**The request**
Transcribe the material verbatim in full; the pictures do not belong in the copy.

**Data segment**
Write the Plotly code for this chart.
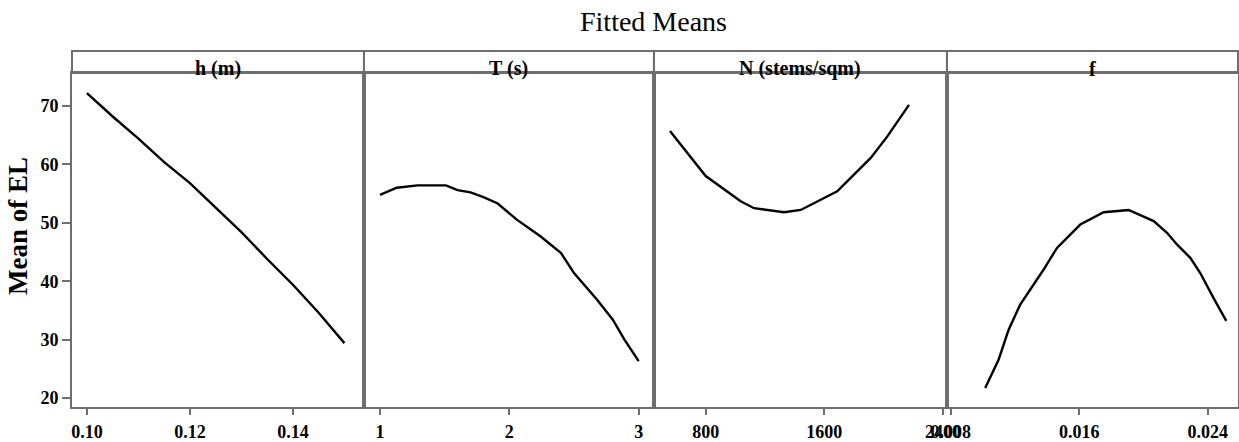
import plotly.graph_objects as go
from plotly.subplots import make_subplots

# ---- data ----
h_vals = [0.100, 0.105, 0.110, 0.115, 0.120, 0.125, 0.130, 0.135, 0.140, 0.145, 0.150]
h_mean = [72.2, 68.2, 64.4, 60.4, 56.8, 52.6, 48.4, 43.8, 39.4, 34.6, 29.4]

T_vals = [1.00, 1.13, 1.29, 1.51, 1.60, 1.70, 1.80, 1.91, 2.06, 2.24, 2.40, 2.50, 2.68, 2.80, 2.89, 3.00]
T_mean = [54.8, 56.0, 56.4, 56.4, 55.6, 55.2, 54.4, 53.3, 50.5, 47.7, 44.8, 41.4, 36.8, 33.4, 30.0, 26.3]

N_vals = [559, 800, 1036, 1126, 1328, 1441, 1687, 1913, 2025, 2171]
N_mean = [65.7, 58.0, 53.7, 52.5, 51.8, 52.2, 55.4, 61.1, 64.8, 70.2]

f_vals = [0.01015, 0.01099, 0.01161, 0.01233, 0.01379, 0.01462, 0.01607, 0.01753,
          0.01908, 0.02064, 0.02147, 0.02209, 0.02292, 0.02354, 0.02437, 0.02516]
f_mean = [21.7, 26.6, 31.7, 36.0, 42.0, 45.7, 49.7, 51.8,
          52.2, 50.3, 48.3, 46.3, 44.0, 41.4, 37.1, 33.2]

panel_titles = ["h (m)", "T (s)", "N (stems/sqm)", "f"]
x_tickvals = [[0.10, 0.12, 0.14], [1, 2, 3], [800, 1600, 2400], [0.008, 0.016, 0.024]]
x_ticktext = [["0.10", "0.12", "0.14"], ["1", "2", "3"], ["800", "1600", "2400"],
              ["0.008", "0.016", "0.024"]]
x_ranges = [[0.0971, 0.1538], [0.876, 3.118], [451, 2427], [0.00777, 0.02589]]
y_tickvals = [20, 30, 40, 50, 60, 70]

series = [(h_vals, h_mean), (T_vals, T_mean), (N_vals, N_mean), (f_vals, f_mean)]

W, H = 1239, 442
ML, MR, MT, MB = 72, 1, 73, 35
plot_h = H - MT - MB
strip_h = 22
domains = [[0, 0.2504], [0.2504, 0.4991], [0.4991, 0.7504], [0.7504, 1.0]]

AX = "#6e6e6e"
SERIF = "Liberation Serif"

fig = make_subplots(rows=1, cols=4, shared_yaxes=True, horizontal_spacing=0)
for i, (xs, ys) in enumerate(series):
    fig.add_trace(go.Scatter(x=xs, y=ys, mode="lines",
                             line=dict(color="black", width=2.4),
                             showlegend=False, hoverinfo="skip"),
                  row=1, col=i + 1)

for i in range(4):
    key = "xaxis" if i == 0 else f"xaxis{i+1}"
    fig.layout[key].update(
        domain=domains[i], range=x_ranges[i], tickvals=x_tickvals[i], ticktext=x_ticktext[i],
        showline=True, linecolor=AX, linewidth=2, mirror=True,
        ticks="outside", ticklen=6, tickwidth=2, tickcolor=AX,
        showgrid=False, zeroline=False, ticklabelstandoff=1, automargin=False,
        tickfont=dict(family=SERIF, size=18, color="black", weight="bold"))
    ykey = "yaxis" if i == 0 else f"yaxis{i+1}"
    fig.layout[ykey].update(
        range=[18.46, 75.65], showline=True, linecolor=AX, linewidth=2, mirror=True,
        showgrid=False, zeroline=False, automargin=False,
        ticks="outside" if i == 0 else "", ticklen=8, tickwidth=2, tickcolor=AX,
        tickvals=y_tickvals, showticklabels=(i == 0),
        tickfont=dict(family=SERIF, size=18, color="black", weight="bold"))

# strips
y_top = 1 + strip_h / plot_h
for i in range(4):
    fig.add_shape(type="rect", xref="paper", yref="paper",
                  x0=domains[i][0], x1=domains[i][1], y0=1, y1=y_top,
                  line=dict(color=AX, width=2), fillcolor="rgba(0,0,0,0)", layer="below")
    fig.add_annotation(x=(domains[i][0] + domains[i][1]) / 2, y=1 + 4 / plot_h,
                       xref="paper", yref="paper", text=panel_titles[i], showarrow=False,
                       xanchor="center", yanchor="middle",
                       font=dict(family=SERIF, size=20, color="black", weight="bold"))

# y-axis title
fig.add_annotation(x=-(ML - 18) / (W - ML - MR), y=(H - MB - 226) / plot_h,
                   xref="paper", yref="paper", text="Mean of EL", textangle=-90,
                   showarrow=False, xanchor="center", yanchor="middle",
                   font=dict(family=SERIF, size=27, color="black", weight="bold"))

# main title
fig.add_annotation(x=(653 - ML) / (W - ML - MR), y=(H - MB - 21) / plot_h,
                   xref="paper", yref="paper", text="Fitted Means", showarrow=False,
                   xanchor="center", yanchor="middle",
                   font=dict(family=SERIF, size=28, color="black"))

fig.update_layout(width=W, height=H, autosize=False, showlegend=False,
                  margin=dict(l=ML, r=MR, t=MT, b=MB, autoexpand=False),
                  paper_bgcolor="white", plot_bgcolor="white")

fig.write_html("out.html", config={"responsive": False})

**Problem solution**
Write the Plotly code for this chart.
import plotly.graph_objects as go
from plotly.subplots import make_subplots

# ---- data ----
h_vals = [0.100, 0.105, 0.110, 0.115, 0.120, 0.125, 0.130, 0.135, 0.140, 0.145, 0.150]
h_mean = [72.2, 68.2, 64.4, 60.4, 56.8, 52.6, 48.4, 43.8, 39.4, 34.6, 29.4]

T_vals = [1.00, 1.13, 1.29, 1.51, 1.60, 1.70, 1.80, 1.91, 2.06, 2.24, 2.40, 2.50, 2.68, 2.80, 2.89, 3.00]
T_mean = [54.8, 56.0, 56.4, 56.4, 55.6, 55.2, 54.4, 53.3, 50.5, 47.7, 44.8, 41.4, 36.8, 33.4, 30.0, 26.3]

N_vals = [559, 800, 1036, 1126, 1328, 1441, 1687, 1913, 2025, 2171]
N_mean = [65.7, 58.0, 53.7, 52.5, 51.8, 52.2, 55.4, 61.1, 64.8, 70.2]

f_vals = [0.01015, 0.01099, 0.01161, 0.01233, 0.01379, 0.01462, 0.01607, 0.01753,
          0.01908, 0.02064, 0.02147, 0.02209, 0.02292, 0.02354, 0.02437, 0.02516]
f_mean = [21.7, 26.6, 31.7, 36.0, 42.0, 45.7, 49.7, 51.8,
          52.2, 50.3, 48.3, 46.3, 44.0, 41.4, 37.1, 33.2]

panel_titles = ["h (m)", "T (s)", "N (stems/sqm)", "f"]
x_tickvals = [[0.10, 0.12, 0.14], [1, 2, 3], [800, 1600, 2400], [0.008, 0.016, 0.024]]
x_ticktext = [["0.10", "0.12", "0.14"], ["1", "2", "3"], ["800", "1600", "2400"],
              ["0.008", "0.016", "0.024"]]
x_ranges = [[0.0971, 0.1538], [0.876, 3.118], [451, 2427], [0.00777, 0.02589]]
y_tickvals = [20, 30, 40, 50, 60, 70]

series = [(h_vals, h_mean), (T_vals, T_mean), (N_vals, N_mean), (f_vals, f_mean)]

W, H = 1239, 442
ML, MR, MT, MB = 72, 1, 73, 35
plot_h = H - MT - MB
strip_h = 22
domains = [[0, 0.2504], [0.2504, 0.4991], [0.4991, 0.7504], [0.7504, 1.0]]

AX = "#6e6e6e"
SERIF = "Liberation Serif"

fig = make_subplots(rows=1, cols=4, shared_yaxes=True, horizontal_spacing=0)
for i, (xs, ys) in enumerate(series):
    fig.add_trace(go.Scatter(x=xs, y=ys, mode="lines",
                             line=dict(color="black", width=2.4),
                             showlegend=False, hoverinfo="skip"),
                  row=1, col=i + 1)

for i in range(4):
    key = "xaxis" if i == 0 else f"xaxis{i+1}"
    fig.layout[key].update(
        domain=domains[i], range=x_ranges[i], tickvals=x_tickvals[i], ticktext=x_ticktext[i],
        showline=True, linecolor=AX, linewidth=2, mirror=True,
        ticks="outside", ticklen=6, tickwidth=2, tickcolor=AX,
        showgrid=False, zeroline=False, ticklabelstandoff=1, automargin=False,
        tickfont=dict(family=SERIF, size=18, color="black", weight="bold"))
    ykey = "yaxis" if i == 0 else f"yaxis{i+1}"
    fig.layout[ykey].update(
        range=[18.46, 75.65], showline=True, linecolor=AX, linewidth=2, mirror=True,
        showgrid=False, zeroline=False, automargin=False,
        ticks="outside" if i == 0 else "", ticklen=8, tickwidth=2, tickcolor=AX,
        tickvals=y_tickvals, showticklabels=(i == 0),
        tickfont=dict(family=SERIF, size=18, color="black", weight="bold"))

# strips
y_top = 1 + strip_h / plot_h
for i in range(4):
    fig.add_shape(type="rect", xref="paper", yref="paper",
                  x0=domains[i][0], x1=domains[i][1], y0=1, y1=y_top,
                  line=dict(color=AX, width=2), fillcolor="rgba(0,0,0,0)", layer="below")
    fig.add_annotation(x=(domains[i][0] + domains[i][1]) / 2, y=1 + 4 / plot_h,
                       xref="paper", yref="paper", text=panel_titles[i], showarrow=False,
                       xanchor="center", yanchor="middle",
                       font=dict(family=SERIF, size=20, color="black", weight="bold"))

# y-axis title
fig.add_annotation(x=-(ML - 18) / (W - ML - MR), y=(H - MB - 226) / plot_h,
                   xref="paper", yref="paper", text="Mean of EL", textangle=-90,
                   showarrow=False, xanchor="center", yanchor="middle",
                   font=dict(family=SERIF, size=27, color="black", weight="bold"))

# main title
fig.add_annotation(x=(653 - ML) / (W - ML - MR), y=(H - MB - 21) / plot_h,
                   xref="paper", yref="paper", text="Fitted Means", showarrow=False,
                   xanchor="center", yanchor="middle",
                   font=dict(family=SERIF, size=28, color="black"))

fig.update_layout(width=W, height=H, autosize=False, showlegend=False,
                  margin=dict(l=ML, r=MR, t=MT, b=MB, autoexpand=False),
                  paper_bgcolor="white", plot_bgcolor="white")

fig.write_html("out.html", config={"responsive": False})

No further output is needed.